7. まとめ:設計図を手に、文章の核心へ

7.1. マクロ構造分析の重要性と、本講義で学んだ構成類型の整理

  • 本講義では、文章全体の設計図であるマクロ構造を把握することの重要性を確認し、そのための分析手法として、序論・本論・結論型、起承転結型、問題解決型、対比・比較型、列挙・分類型、弁証法型といった典型的な構成類型を学びました。
  • また、タイトル、序論・結論、接続表現、キーワード、段落関係などを手がかりに、実際の文章のマクロ構造を読み解く方法を探求しました。

7.2. マクロな視点が、効率的で深い読解にいかに貢献するか

文章を読む際に、個々の文や段落(ミクロ)だけでなく、常に文章全体の構造(マクロ)を意識することで、読者は論理の迷路に迷い込むことなく、筆者の思考の道筋を辿り、文章の核心的なメッセージを効率的かつ深く理解することができます。マクロ構造の把握は、受動的な読書から、より能動的で戦略的な読解へと移行するための鍵となります。

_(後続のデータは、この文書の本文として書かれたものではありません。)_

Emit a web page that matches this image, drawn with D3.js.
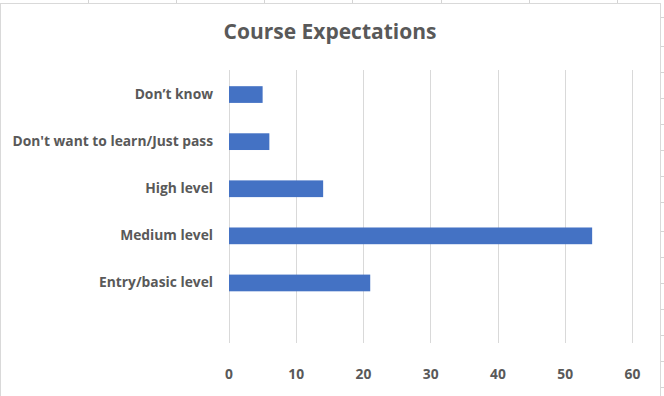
<!DOCTYPE html>
<html>
<head>
<meta charset="utf-8">
<script src="https://cdn.jsdelivr.net/npm/d3@7"></script>
<style>
  body { margin: 0; background: #fff; }
  svg { display: block; font-family: "Open Sans", sans-serif; }
</style>
</head>
<body>
<svg id="chart" width="664" height="396"></svg>
<script>
// chart data
var categories = ["Don\u2019t know", "Don't want to learn/Just pass", "High level", "Medium level", "Entry/basic level"];
var values = [5, 6, 14, 54, 21];
var xTicks = [0, 10, 20, 30, 40, 50, 60];
var title = "Course Expectations";

// spreadsheet grid peeking out around the chart frame
var sheetCols = [88, 176, 264, 352, 441, 529, 617];
var sheetRows = [17, 46, 72, 98, 124, 150, 176, 202, 231, 257, 283, 309, 335, 361, 387];

var svg = d3.select("#chart");
var textColor = "#595959";
var gridColor = "#d9d9d9";
var font = "'Open Sans', sans-serif";

// sheet grid bits
svg.selectAll(".col").data(sheetCols).enter().append("line")
    .attr("x1", d => d + 0.5).attr("x2", d => d + 0.5)
    .attr("y1", 0).attr("y2", 4)
    .attr("stroke", "#d4d4d4");
svg.selectAll(".row").data(sheetRows).enter().append("line")
    .attr("x1", 661).attr("x2", 664)
    .attr("y1", d => d + 0.5).attr("y2", d => d + 0.5)
    .attr("stroke", "#d4d4d4");

// chart frame
svg.append("rect")
    .attr("x", 0.5).attr("y", 3.5)
    .attr("width", 660).attr("height", 420)
    .attr("fill", "#fff")
    .attr("stroke", gridColor);

svg.append("text")
    .attr("x", 330).attr("y", 32)
    .attr("dy", "0.35em")
    .attr("text-anchor", "middle")
    .attr("fill", textColor)
    .style("font-size", "21px")
    .style("font-weight", "bold")
    .text(title);

var plot = {left: 228.5, right: 632, top: 70, bottom: 343};

var x = d3.scaleLinear()
    .domain([0, 60])
    .range([plot.left, plot.right]);

var y = d3.scaleBand()
    .domain(categories)
    .range([71, 306.5])
    .paddingInner(0.645)
    .paddingOuter(0.3225);

// vertical gridlines
svg.selectAll(".grid").data(xTicks).enter().append("line")
    .attr("x1", d => Math.round(x(d)) + 0.5)
    .attr("x2", d => Math.round(x(d)) + 0.5)
    .attr("y1", plot.top).attr("y2", plot.bottom)
    .attr("stroke", gridColor)
    .attr("stroke-width", 1);

// bars
svg.selectAll(".bar").data(values).enter().append("rect")
    .attr("x", x(0) + 0.5)
    .attr("y", (d, i) => y(categories[i]))
    .attr("width", d => x(d) - x(0))
    .attr("height", y.bandwidth())
    .attr("fill", "#4472c4");

// x axis labels
var xAxis = svg.append("g")
    .attr("transform", "translate(0," + 374 + ")")
    .call(d3.axisBottom(x).tickValues(xTicks).tickSize(0).tickPadding(0));
xAxis.select(".domain").remove();
xAxis.selectAll("text")
    .attr("dy", "0.35em")
    .attr("fill", textColor)
    .style("font-family", font)
    .style("font-size", "13.8px")
    .style("font-weight", "bold");

// category labels
var yAxis = svg.append("g")
    .attr("transform", "translate(" + 213 + ",0)")
    .call(d3.axisLeft(y).tickSize(0).tickPadding(0));
yAxis.select(".domain").remove();
yAxis.selectAll("text")
    .attr("fill", textColor)
    .style("font-family", font)
    .style("font-size", "13.8px")
    .style("font-weight", "bold");
</script>
</body>
</html>
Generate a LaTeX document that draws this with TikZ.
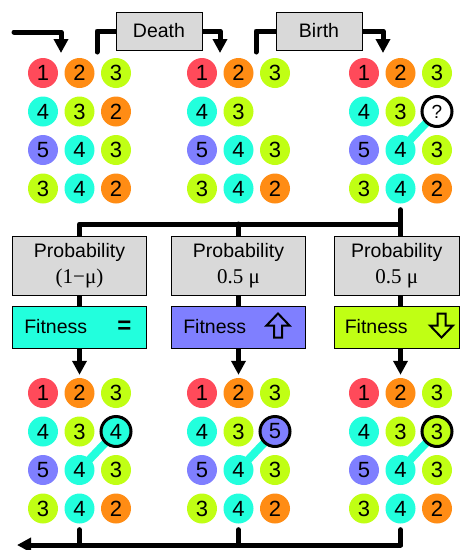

7.3. 次の講義(論理構造の視覚的再構成)への接続:分析結果を可視化する技術へ

文章のマクロ構造や段落間の論理関係を頭の中で把握するだけでなく、それを視覚的に表現する(図式化する、ノートに整理する)ことは、複雑な構造の理解を助け、記憶を定着させ、さらには答案作成にも役立つ有効な手段です。次の講義「論理構造の視覚的再構成:図式化とノート術」では、本講義で学んだ構造分析の結果を、具体的にどのように「見える化」していくのか、その実践的な技術について詳しく学びます。